» **Raw data**
- - - - -

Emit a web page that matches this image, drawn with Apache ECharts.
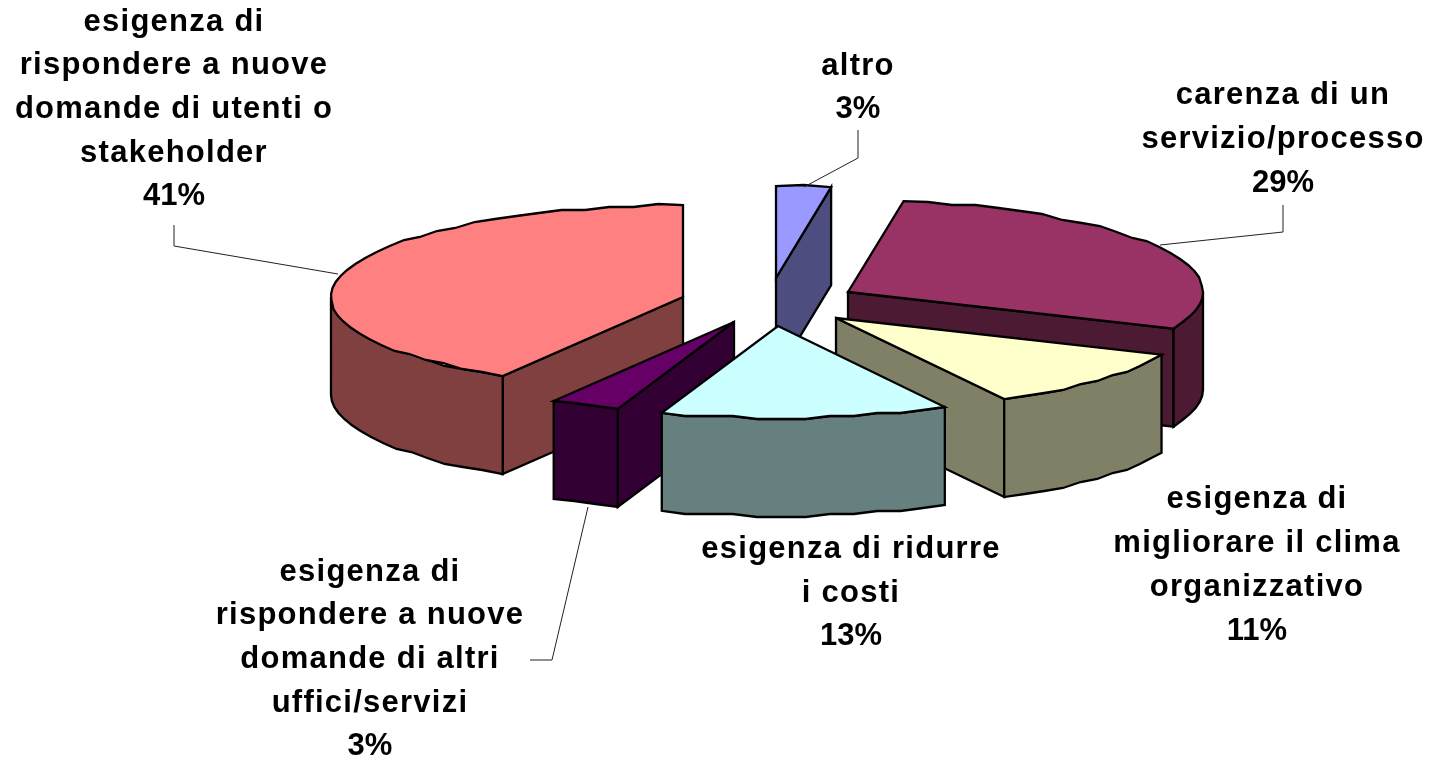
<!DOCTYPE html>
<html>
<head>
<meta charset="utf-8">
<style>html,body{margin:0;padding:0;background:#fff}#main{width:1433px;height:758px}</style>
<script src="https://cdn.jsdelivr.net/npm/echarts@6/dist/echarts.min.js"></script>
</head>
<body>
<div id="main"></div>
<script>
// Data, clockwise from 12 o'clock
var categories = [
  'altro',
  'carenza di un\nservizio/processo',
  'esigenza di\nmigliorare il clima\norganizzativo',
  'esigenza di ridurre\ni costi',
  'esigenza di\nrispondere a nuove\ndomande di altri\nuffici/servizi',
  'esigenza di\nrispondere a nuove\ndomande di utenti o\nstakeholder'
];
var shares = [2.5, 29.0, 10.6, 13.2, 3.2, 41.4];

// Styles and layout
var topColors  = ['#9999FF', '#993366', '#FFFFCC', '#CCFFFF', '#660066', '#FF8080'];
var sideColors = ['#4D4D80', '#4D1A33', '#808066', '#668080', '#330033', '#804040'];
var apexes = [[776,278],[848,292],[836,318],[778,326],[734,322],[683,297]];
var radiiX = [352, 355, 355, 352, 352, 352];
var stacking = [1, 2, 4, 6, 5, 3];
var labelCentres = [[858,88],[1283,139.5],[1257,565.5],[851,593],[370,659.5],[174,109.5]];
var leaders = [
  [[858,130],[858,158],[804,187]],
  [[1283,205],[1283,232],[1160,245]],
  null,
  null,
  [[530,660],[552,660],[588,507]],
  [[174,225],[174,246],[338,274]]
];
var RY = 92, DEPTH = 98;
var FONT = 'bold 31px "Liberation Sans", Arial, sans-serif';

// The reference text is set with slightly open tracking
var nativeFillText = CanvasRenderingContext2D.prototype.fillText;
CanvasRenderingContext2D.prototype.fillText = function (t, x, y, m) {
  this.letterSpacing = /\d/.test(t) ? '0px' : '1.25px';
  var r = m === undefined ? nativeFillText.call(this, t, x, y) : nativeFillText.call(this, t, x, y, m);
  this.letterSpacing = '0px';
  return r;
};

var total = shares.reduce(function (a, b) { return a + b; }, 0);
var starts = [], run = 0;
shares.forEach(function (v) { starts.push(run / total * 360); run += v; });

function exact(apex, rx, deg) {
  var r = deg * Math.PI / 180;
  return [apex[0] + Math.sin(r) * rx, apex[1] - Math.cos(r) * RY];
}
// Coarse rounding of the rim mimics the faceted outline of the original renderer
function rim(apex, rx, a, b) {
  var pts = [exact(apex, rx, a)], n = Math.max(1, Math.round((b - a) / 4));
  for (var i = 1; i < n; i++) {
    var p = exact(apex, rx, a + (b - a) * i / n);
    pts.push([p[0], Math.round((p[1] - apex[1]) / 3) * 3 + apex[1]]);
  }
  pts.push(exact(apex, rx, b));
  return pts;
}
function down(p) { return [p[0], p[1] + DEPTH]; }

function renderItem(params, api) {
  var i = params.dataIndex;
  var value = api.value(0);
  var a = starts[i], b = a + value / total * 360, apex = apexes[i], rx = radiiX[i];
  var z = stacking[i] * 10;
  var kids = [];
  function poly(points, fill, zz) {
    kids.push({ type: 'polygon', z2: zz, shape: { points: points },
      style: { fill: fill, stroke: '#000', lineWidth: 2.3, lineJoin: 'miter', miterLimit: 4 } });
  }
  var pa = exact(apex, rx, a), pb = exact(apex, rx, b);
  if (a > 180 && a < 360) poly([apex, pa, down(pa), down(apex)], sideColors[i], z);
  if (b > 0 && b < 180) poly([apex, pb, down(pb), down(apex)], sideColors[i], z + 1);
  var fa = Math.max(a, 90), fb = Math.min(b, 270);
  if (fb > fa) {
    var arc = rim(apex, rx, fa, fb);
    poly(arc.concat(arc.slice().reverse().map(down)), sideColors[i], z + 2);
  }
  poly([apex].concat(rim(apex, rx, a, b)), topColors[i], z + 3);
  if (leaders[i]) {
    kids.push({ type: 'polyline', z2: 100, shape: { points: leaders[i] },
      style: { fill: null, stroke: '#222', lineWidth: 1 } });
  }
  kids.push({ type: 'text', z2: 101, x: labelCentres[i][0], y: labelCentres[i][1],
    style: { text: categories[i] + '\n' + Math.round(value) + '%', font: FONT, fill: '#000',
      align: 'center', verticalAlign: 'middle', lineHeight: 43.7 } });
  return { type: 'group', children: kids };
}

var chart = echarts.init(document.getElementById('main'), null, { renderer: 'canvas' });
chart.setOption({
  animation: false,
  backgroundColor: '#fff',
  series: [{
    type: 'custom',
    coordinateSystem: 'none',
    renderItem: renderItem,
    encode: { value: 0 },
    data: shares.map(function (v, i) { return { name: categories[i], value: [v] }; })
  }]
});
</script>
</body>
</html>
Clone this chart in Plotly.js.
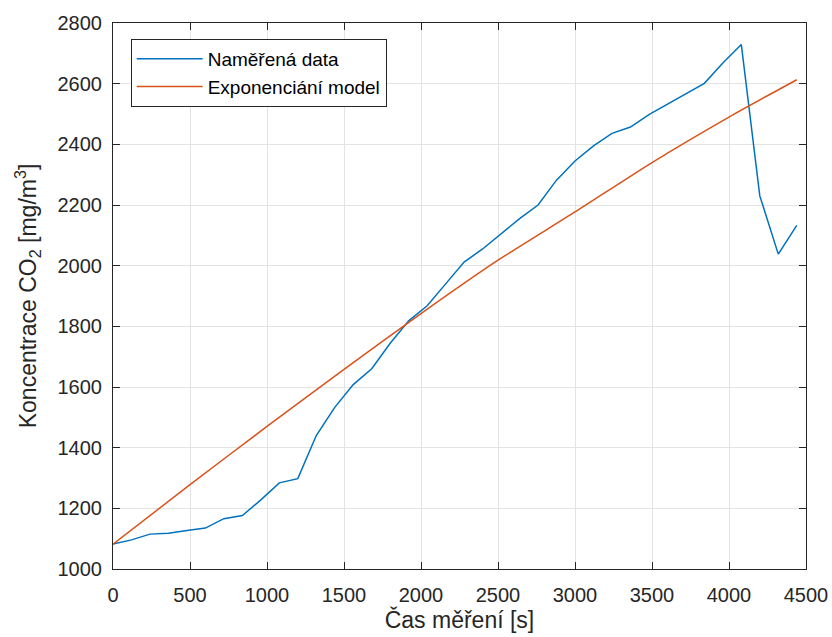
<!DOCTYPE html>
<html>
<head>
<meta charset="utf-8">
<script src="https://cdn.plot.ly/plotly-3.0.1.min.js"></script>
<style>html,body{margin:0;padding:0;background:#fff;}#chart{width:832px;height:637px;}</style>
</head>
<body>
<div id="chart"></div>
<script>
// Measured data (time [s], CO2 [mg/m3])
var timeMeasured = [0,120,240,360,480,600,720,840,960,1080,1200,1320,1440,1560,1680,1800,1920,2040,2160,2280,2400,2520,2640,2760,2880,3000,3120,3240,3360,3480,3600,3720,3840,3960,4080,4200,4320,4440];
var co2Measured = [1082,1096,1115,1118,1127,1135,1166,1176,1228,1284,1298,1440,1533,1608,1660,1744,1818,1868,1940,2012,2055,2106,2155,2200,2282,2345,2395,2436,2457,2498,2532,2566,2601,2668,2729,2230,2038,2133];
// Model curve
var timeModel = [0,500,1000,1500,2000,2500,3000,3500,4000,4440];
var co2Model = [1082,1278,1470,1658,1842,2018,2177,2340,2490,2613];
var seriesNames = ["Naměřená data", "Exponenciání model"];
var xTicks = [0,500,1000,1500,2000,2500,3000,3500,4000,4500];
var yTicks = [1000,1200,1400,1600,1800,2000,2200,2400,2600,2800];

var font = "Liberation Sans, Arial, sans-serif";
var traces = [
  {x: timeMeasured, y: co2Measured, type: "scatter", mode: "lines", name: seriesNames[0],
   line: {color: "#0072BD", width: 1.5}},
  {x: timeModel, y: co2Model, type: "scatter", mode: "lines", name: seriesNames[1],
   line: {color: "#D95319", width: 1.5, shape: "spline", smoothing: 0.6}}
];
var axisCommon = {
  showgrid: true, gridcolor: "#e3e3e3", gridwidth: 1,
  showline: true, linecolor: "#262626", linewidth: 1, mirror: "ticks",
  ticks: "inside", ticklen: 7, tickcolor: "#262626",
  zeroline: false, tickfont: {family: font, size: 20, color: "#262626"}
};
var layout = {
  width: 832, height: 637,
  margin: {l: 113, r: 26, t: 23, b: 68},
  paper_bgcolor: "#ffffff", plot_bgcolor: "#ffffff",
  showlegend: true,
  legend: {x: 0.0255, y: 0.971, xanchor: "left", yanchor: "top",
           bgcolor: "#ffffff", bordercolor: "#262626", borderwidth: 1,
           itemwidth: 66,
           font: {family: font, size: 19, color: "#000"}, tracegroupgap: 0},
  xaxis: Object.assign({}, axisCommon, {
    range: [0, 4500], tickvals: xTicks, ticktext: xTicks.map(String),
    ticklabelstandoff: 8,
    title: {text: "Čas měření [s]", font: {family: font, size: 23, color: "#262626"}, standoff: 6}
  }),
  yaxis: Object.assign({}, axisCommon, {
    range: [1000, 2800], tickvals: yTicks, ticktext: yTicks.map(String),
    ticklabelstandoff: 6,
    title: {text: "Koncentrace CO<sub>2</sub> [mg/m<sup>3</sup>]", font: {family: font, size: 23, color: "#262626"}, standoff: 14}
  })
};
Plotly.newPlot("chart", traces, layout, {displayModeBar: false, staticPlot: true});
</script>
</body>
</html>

- - - - -

» **Exercise goal**
Set down nothing but the lines from the one holding "Clone this chart in Plotly.js." through the one holding "yTicks = [1000,1200,1400,1600,1800,2000,2200,2400,2600,2800];", both included, exactly as they appear; any picture is left out.

» **The result**
Clone this chart in Plotly.js.
<!DOCTYPE html>
<html>
<head>
<meta charset="utf-8">
<script src="https://cdn.plot.ly/plotly-3.0.1.min.js"></script>
<style>html,body{margin:0;padding:0;background:#fff;}#chart{width:832px;height:637px;}</style>
</head>
<body>
<div id="chart"></div>
<script>
// Measured data (time [s], CO2 [mg/m3])
var timeMeasured = [0,120,240,360,480,600,720,840,960,1080,1200,1320,1440,1560,1680,1800,1920,2040,2160,2280,2400,2520,2640,2760,2880,3000,3120,3240,3360,3480,3600,3720,3840,3960,4080,4200,4320,4440];
var co2Measured = [1082,1096,1115,1118,1127,1135,1166,1176,1228,1284,1298,1440,1533,1608,1660,1744,1818,1868,1940,2012,2055,2106,2155,2200,2282,2345,2395,2436,2457,2498,2532,2566,2601,2668,2729,2230,2038,2133];
// Model curve
var timeModel = [0,500,1000,1500,2000,2500,3000,3500,4000,4440];
var co2Model = [1082,1278,1470,1658,1842,2018,2177,2340,2490,2613];
var seriesNames = ["Naměřená data", "Exponenciání model"];
var xTicks = [0,500,1000,1500,2000,2500,3000,3500,4000,4500];
var yTicks = [1000,1200,1400,1600,1800,2000,2200,2400,2600,2800];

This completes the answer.